Let's look at the distribution of means in the ab test groups

In [None]:
f, ax = plt.subplots()
# plt.figure(figsize=(20,5))
sns.kdeplot(np.mean(control, axis=1), shade=True, label='control')
sns.kdeplot(np.mean(variant, axis=1), shade=True, label='variant')
plt.title('Sample mean distribution for all users')

In [None]:
f, ax = plt.subplots()
# plt.figure(figsize=(20,5))
sns.kdeplot(np.mean(control_paid, axis=1), shade=True, label='control')
sns.kdeplot(np.mean(variant_paid, axis=1), shade=True, label='variant')
plt.title('Sample mean distribution for paying users')

Do you see any difference ? What about the confidence intervals ? Conclude.

Let's evaluate the difference between the groups: look at the distribution of the mean difference and build confidence intervals for it.
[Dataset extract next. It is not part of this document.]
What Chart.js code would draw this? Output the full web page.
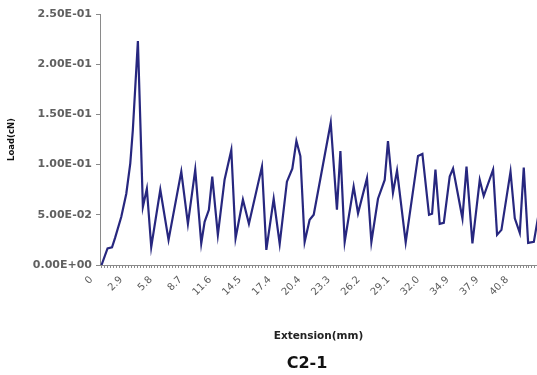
<!DOCTYPE html>
<html>
<head>
<meta charset="utf-8">
<script src="https://cdn.jsdelivr.net/npm/chart.js@4/dist/chart.umd.min.js"></script>
<style>
  html, body { margin: 0; padding: 0; background: #ffffff; }
  #wrap { position: relative; width: 537px; height: 375px; overflow: hidden; }
  #chart { position: absolute; left: 0; top: 0; }
  #caption {
    position: absolute; left: 257px; top: 353px; width: 100px; height: 20px;
    line-height: 20px; text-align: center;
    font-family: "DejaVu Sans", sans-serif; font-weight: bold; font-size: 16px; color: #111;
  }
</style>
</head>
<body>
<div id="wrap">
  <canvas id="chart" width="537" height="375"></canvas>
  <div id="caption">C2-1</div>
</div>
<script>
// Load–extension trace for specimen C2-1
const extensionMm = [
  0.00, 0.59, 1.03, 1.33, 1.94, 2.43, 2.82, 3.07, 3.57, 4.06,
  4.45, 4.88, 5.77, 6.58, 7.83, 8.48, 9.20, 9.79, 10.12, 10.54,
  10.87, 11.42, 12.08, 12.74, 13.16, 13.88, 14.47, 15.75, 16.18, 16.90,
  17.49, 18.20, 18.73, 19.13, 19.52, 19.94, 20.43, 20.83, 22.50, 23.11,
  23.45, 23.87, 24.75, 25.18, 26.06, 26.49, 27.14, 27.80, 28.12, 28.61,
  29.01, 29.86, 31.07, 31.50, 32.15, 32.45, 32.78, 33.20, 33.60, 34.18,
  34.51, 35.43, 35.83, 36.41, 37.13, 37.52, 38.44, 38.83, 39.26, 40.15,
  40.57, 41.06, 41.45, 41.88, 42.44, 42.93
];
const loadCn = [
  0.000, 0.0166, 0.0176, 0.027, 0.048, 0.071, 0.101, 0.134, 0.223, 0.058,
  0.076, 0.018, 0.075, 0.025, 0.093, 0.041, 0.095, 0.0216, 0.043, 0.055,
  0.088, 0.030, 0.085, 0.1145, 0.0266, 0.065, 0.041, 0.098, 0.015, 0.066,
  0.021, 0.083, 0.096, 0.1235, 0.1085, 0.023, 0.045, 0.050, 0.1417, 0.055,
  0.1135, 0.023, 0.078, 0.0515, 0.0864, 0.023, 0.066, 0.0847, 0.1235, 0.072,
  0.094, 0.0226, 0.1086, 0.1106, 0.050, 0.051, 0.095, 0.041, 0.042, 0.088,
  0.096, 0.0465, 0.098, 0.0216, 0.0847, 0.0687, 0.095, 0.030, 0.035, 0.093,
  0.0465, 0.032, 0.097, 0.022, 0.023, 0.052
];
const xTickLabels = ['0', '2.9', '5.8', '8.7', '11.6', '14.5', '17.4', '20.4',
                     '23.3', '26.2', '29.1', '32.0', '34.9', '37.9', '40.8'];
const yTickLabels = ['0.00E+00', '5.00E-02', '1.00E-01', '1.50E-01', '2.00E-01', '2.50E-01'];

// axis layout
const X_MIN = -0.15, X_MAX = 42.75;
const LABEL_STEP = 2.914;          // mm between labelled ticks
const MINOR_PER_LABEL = 10;        // small tick marks per labelled interval
const AXIS_GREY = '#8a8a8a';

Chart.defaults.font.family = '"DejaVu Sans", sans-serif';

const points = extensionMm.map((x, i) => ({ x: x, y: loadCn[i] }));

new Chart(document.getElementById('chart'), {
  type: 'line',
  data: {
    datasets: [{
      data: points,
      borderColor: '#27277f',
      borderWidth: 2.2,
      pointRadius: 0,
      tension: 0,
      fill: false
    }]
  },
  options: {
    responsive: false,
    animation: false,
    devicePixelRatio: 1,
    layout: { padding: { top: 14, right: 0, bottom: 0, left: 0 } },
    plugins: { legend: { display: false }, tooltip: { enabled: false } },
    scales: {
      x: {
        type: 'linear',
        min: X_MIN,
        max: X_MAX,
        afterBuildTicks(scale) {
          const step = LABEL_STEP / MINOR_PER_LABEL;
          const ticks = [];
          for (let k = 0; k * step <= X_MAX; k++) ticks.push({ value: k * step });
          scale.ticks = ticks;
        },
        afterFit(scale) {
          scale.height = 110;
          scale.paddingLeft = 0;
          scale.paddingRight = 0;
        },
        ticks: {
          autoSkip: false,
          minRotation: 45,
          maxRotation: 45,
          padding: 6,
          labelOffset: -10,
          color: '#5a5a5a',
          font: { size: 10 },
          callback(value, index) {
            if (index % MINOR_PER_LABEL !== 0) return '';
            const label = xTickLabels[index / MINOR_PER_LABEL];
            return label === undefined ? '' : label;
          }
        },
        grid: { display: true, drawOnChartArea: false, drawTicks: true, tickLength: 3, color: AXIS_GREY },
        border: { display: true, color: AXIS_GREY, width: 1 },
        title: {
          display: true,
          text: 'Extension(mm)',
          color: '#222222',
          font: { size: 10.5, weight: 'bold' },
          padding: { top: 0, bottom: 32 }
        }
      },
      y: {
        type: 'linear',
        min: 0,
        max: 0.25,
        afterBuildTicks(scale) {
          scale.ticks = yTickLabels.map((_, i) => ({ value: i * 0.05 }));
        },
        afterFit(scale) {
          scale.width = 100;
          scale.paddingTop = 0;
          scale.paddingBottom = 0;
        },
        ticks: {
          padding: 4,
          color: '#606060',
          font: { size: 11, weight: 'bold' },
          callback(value, index) { return yTickLabels[index]; }
        },
        grid: { display: true, drawOnChartArea: false, drawTicks: true, tickLength: 4, color: AXIS_GREY },
        border: { display: true, color: AXIS_GREY, width: 1 },
        title: {
          display: true,
          text: 'Load(cN)',
          color: '#111111',
          font: { size: 8.5, weight: 'bold' },
          padding: { top: 7, bottom: 0 }
        }
      }
    }
  }
});
</script>
</body>
</html>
To do this, we will create a function for visualization

In [None]:
def plot_distribution_and_stat_intervals(variant, control, title, alpha=0.05):
    """ Plot the distribution of the mean difference and return the confidence intervals """
    f, ax = plt.subplots()
    # get data for coloring confidence intervals
    points = sns.kdeplot(variant - control, shade=True).get_lines()[0].get_data()
    x = points[0]
    y = points[1]
    ymin, ymax = plt.ylim()
    # highlight the zero value and the bounds of the confidence interval
    plt.vlines(0, 0, ymax, label='0', color='gray')
    plt.vlines(stat_intervals(variant - control, alpha)[0], 0, ymax, linestyles="dashed")
    plt.vlines(stat_intervals(variant - control, alpha)[1], 0, ymax, linestyles="dashed")
    # color the confidence interval and zones outside it
    plt.fill_between(x,y,
                     where = (x >= stat_intervals(variant - control, alpha)[1]),
                     color='gainsboro')
    plt.fill_between(x,y,
                     where = (x <= stat_intervals(variant - control, alpha)[0]),
                     color='gainsboro')
    plt.fill_between(x,y,
                     where = ((x >= stat_intervals(variant - control, alpha)[0])
                              & (x <= stat_intervals(variant - control, alpha)[1])),
                     color='red',
                     label = '95% confidence interval')
    plt.title(f'Distribution of difference between means (variant - control) {title}; {100*(1-alpha)}% Confidence interval for difference of means: {stat_intervals(variant - control, alpha)}')
    plt.legend(prop={'size':13})
    # return confidence interval data
    return stat_intervals(variant - control)

Let's build a graph of the distribution of the difference in the means and get a confidence interval

For all users

In [None]:
plot_distribution_and_stat_intervals(np.mean(variant, axis=1),
                                     np.mean(control, axis=1),
                                     title='all users')

In [None]:
plot_distribution_and_stat_intervals(np.mean(variant_paid, axis=1),
                                     np.mean(control_paid, axis=1),
                                     title='paying users')

What can you observe ? Conclude about the statistical change in average revenue between A/B test groups.